I feel like I'm comfortably commanding the modular to execute ideas. Really, it has been this way since Volta, but one night I patched up a complex idea, set the knobs, but on the headphones, pressed play and the exact sound I had in mind came out. This is the modular equivalent of a hole-in-one and there was no one around to witness this. Actually, my wife was there, but all she saw was me put on the headphones and start giggling.
At this point, I'm starting to lose my perspective about the piece due to my familiarity. Often it is difficult to make hard edit decisions that remove sections of the piece. What I'm left with clocks in at three minutes and change, but it is a fairly dense three minutes. There was some final bits I wanted to add with the new Synthesis Technology e340 and e350 modules.
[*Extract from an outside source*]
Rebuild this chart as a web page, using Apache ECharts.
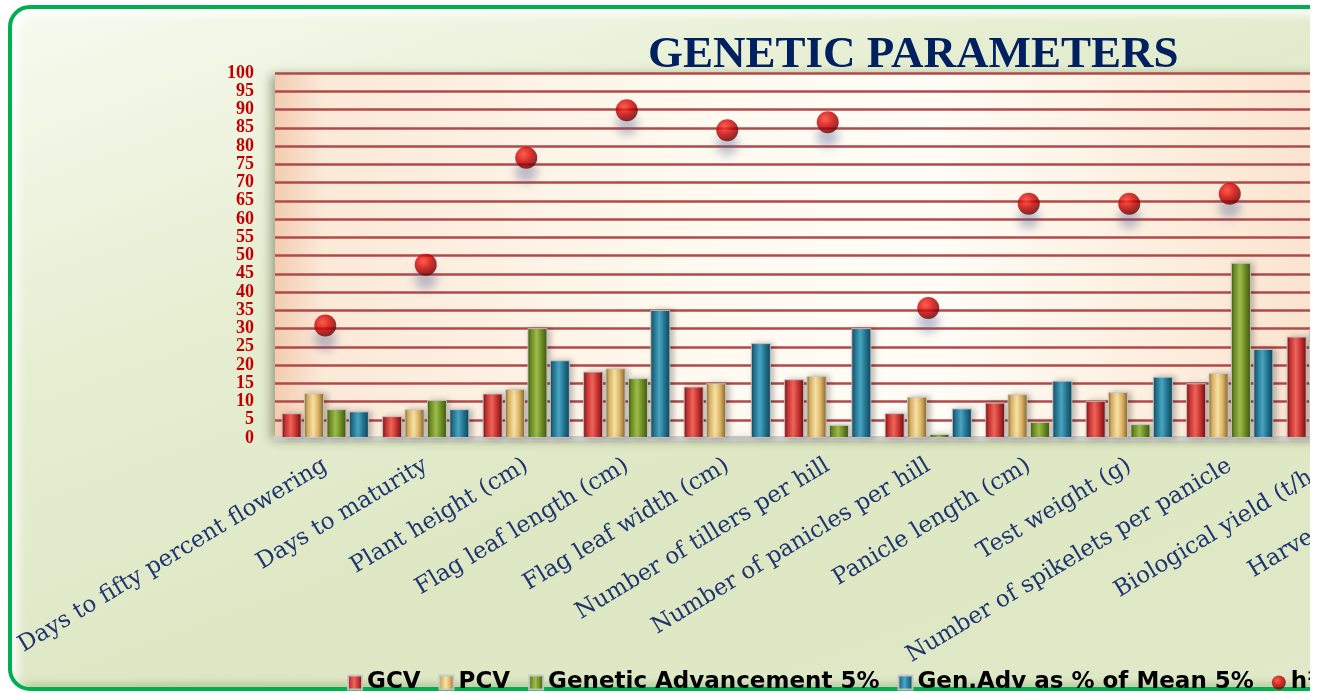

I wrote some parts for these modules then waited for the modules to arrive. While I was waiting, there was still some clean up work to do in the DAW, so I set about fixing some problems and continued wrestling with the mix until it finally came into focus on Sunday night. During this time I debated releasing the work in progress or just wait until the piece was finished. I opted for the latter.
The modules arrived on Monday, so I was able to work with them Monday night. I modulated the timbre of the e350 with Volta in sync with the project, so the tonal shifts reinforce the slippery pulse of the project. I recorded a ton of material, including one serious false start before abandoning the idea, generating nearly 7GB of audio in the process. Much of this is scrapped, or heard only for a small moment.